Z drugiej strony – jak nie podziwiać uczestników kultury, którzy znają się literalnie na wszystkim? Zapraszani do pasm śniadaniowych w roli ekspertów chętnie wypowiadają się o in vitro i konkordacie, stosunkach ukraińsko-rosyjskich i stosunkach płciowych. Godzą skłócone od pokoleń rodziny, zakładają domy opieki, mediują pomiędzy społecznościami romskimi a Kołem Młodych Faszystów. Są psychologami i dietetykami, architektami wnętrz i dziennikarzami, reporterami i projektantami mody. – Za chwilę Kinga Rusin będzie robić transplantację serca! – jęknęła przez telefon niedawno moja koleżanka pisarka. – Wiesz, Schwarzenegger był niezłym gubernatorem – odparłam – może i Kinga okaże się niezła w te klocki. Ronald Reagan… – ciągnęłam, ale przerwała mi oschle, mówiąc, że ona jednak na wszelki wypadek zwariuje z biedy i obrzydzenia i że w ogóle co za świat! I tu muszę jej przyznać rację. Ale nie wiem, może jesteśmy zazdrosne? Bo Kinga Rusin wyględna, majętna, ma własną linię naturalnych kosmetyków i przystojnego narzeczonego. A że przy okazji komuś serce zoperuje? Dobrze mu tak! – jak mawiają gangsterzy. Jednak muszę przyznać, że kiedy widzę na ekranie jakąś terrorystkę – perfekcyjną panią domu w jednej białej rękawiczce, która wykonuje jakiś test z piekła rodem i szuka kurzu jak świnka trufli – myślę źle o bliźnich. I myślę, że ona jest satanistką marzącą o pognębieniu tych wszystkich biednych ludzi, którzy nie umieją sprzątać. Bo – jak powiedziała znajoma sprzątaczka – albo ktoś sprząta, albo się rozwija.

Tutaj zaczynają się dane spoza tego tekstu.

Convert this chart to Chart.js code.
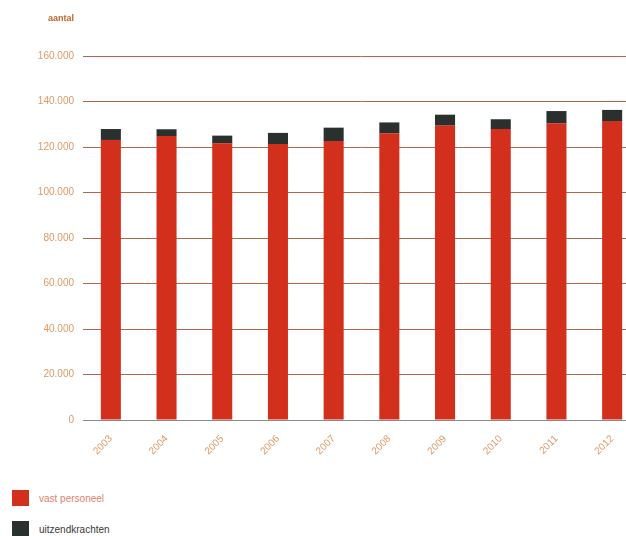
<!DOCTYPE html>
<html>
<head>
<meta charset="utf-8">
<script src="https://cdn.jsdelivr.net/npm/chart.js@4"></script>
<style>
  html, body { margin: 0; padding: 0; background: #fff; overflow: hidden; width: 626px; height: 536px; }
  #chart { position: absolute; left: 0; top: 0; }
  #legend { position: absolute; left: 12px; top: 490px; font-family: 'Liberation Sans', Arial, sans-serif; font-size: 10px; }
  .row { display: flex; align-items: center; height: 16px; margin-bottom: 15px; }
  .box { width: 17px; height: 16px; margin-right: 10px; }
</style>
</head>
<body>
<canvas id="chart" width="640" height="470"></canvas>
<div id="legend"></div>
<script>
// data
const years = ['2003', '2004', '2005', '2006', '2007', '2008', '2009', '2010', '2011', '2012'];
const vastPersoneel = [123100, 124800, 121600, 121300, 122600, 126000, 129400, 127900, 130400, 131400];
const uitzendkrachten = [4800, 3000, 3400, 4900, 5900, 4800, 4800, 4300, 5400, 4900];
const seriesNames = ['vast personeel', 'uitzendkrachten'];
const yMax = 160000;
const yStep = 20000;

const red = '#d2301d';
const dark = '#2a302d';
const tickColor = '#dc9964';

const fmt = v => String(v).replace(/\B(?=(\d{3})+(?!\d))/g, '.');

// "aantal" label above the value axis
const axisLabel = {
    id: 'axisLabel',
    afterDraw(chart) {
        const ctx = chart.ctx;
        const y = chart.scales.y;
        ctx.save();
        ctx.font = 'bold 9px "Liberation Sans", Arial, sans-serif';
        ctx.fillStyle = '#c0652e';
        ctx.textAlign = 'right';
        ctx.textBaseline = 'middle';
        ctx.fillText('aantal', y.right - 9, 19);
        ctx.restore();
    }
};

const chart = new Chart(document.getElementById('chart'), {
    type: 'bar',
    data: {
        labels: years,
        datasets: [
            { label: seriesNames[0], data: vastPersoneel, backgroundColor: red },
            { label: seriesNames[1], data: uitzendkrachten, backgroundColor: dark },
        ],
    },
    options: {
        responsive: false,
        animation: false,
        devicePixelRatio: 1,
        layout: { padding: { top: 56, right: 0, bottom: 0, left: 0 } },
        datasets: { bar: { categoryPercentage: 1, barPercentage: 0.36 } },
        plugins: { legend: { display: false }, tooltip: { enabled: false } },
        scales: {
            x: {
                stacked: true,
                grid: { display: false },
                border: { display: false },
                ticks: {
                    color: tickColor,
                    font: { family: '"Liberation Sans", Arial, sans-serif', size: 10 },
                    minRotation: 45,
                    maxRotation: 45,
                    padding: 5,
                },
                afterFit(scale) { scale.height = 50; },
            },
            y: {
                stacked: true,
                min: 0,
                max: yMax,
                border: { display: false },
                grid: {
                    drawTicks: false,
                    lineWidth: 1,
                    color: c => (c.tick && c.tick.value === 0) ? '#8d8a88' : '#b8654d',
                },
                ticks: {
                    stepSize: yStep,
                    padding: 9,
                    color: tickColor,
                    font: { family: '"Liberation Sans", Arial, sans-serif', size: 10 },
                    callback: v => fmt(v),
                },
                afterFit(scale) { scale.width = 83; },
            },
        },
    },
    plugins: [axisLabel],
});

// legend built from the datasets
const legend = document.getElementById('legend');
const legendText = ['#e4826e', '#3a3a3a'];
chart.data.datasets.forEach((ds, i) => {
    const row = document.createElement('div');
    row.className = 'row';
    const box = document.createElement('span');
    box.className = 'box';
    box.style.background = ds.backgroundColor;
    const txt = document.createElement('span');
    txt.textContent = ds.label;
    txt.style.color = legendText[i];
    row.appendChild(box);
    row.appendChild(txt);
    legend.appendChild(row);
});
</script>
</body>
</html>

Ale moje uczucia do celebrytów są skomplikowane. Wiem, że im ciężko na diecie białkowej, wiem, że zdradzają ich paparazzi i że zdjęcia cellulitu są więcej warte niż zdjęcia z ustawki. Spójrzmy na nich z czułością teraz, kiedy idą święta i szykujemy się na dionizyjskie obżarstwo, a oni biegną przez śnieg, który im oczy zalepia. Bądźmy dla nich wyrozumiali. Czy już pokazali w gazetach swoje gustowne choinki?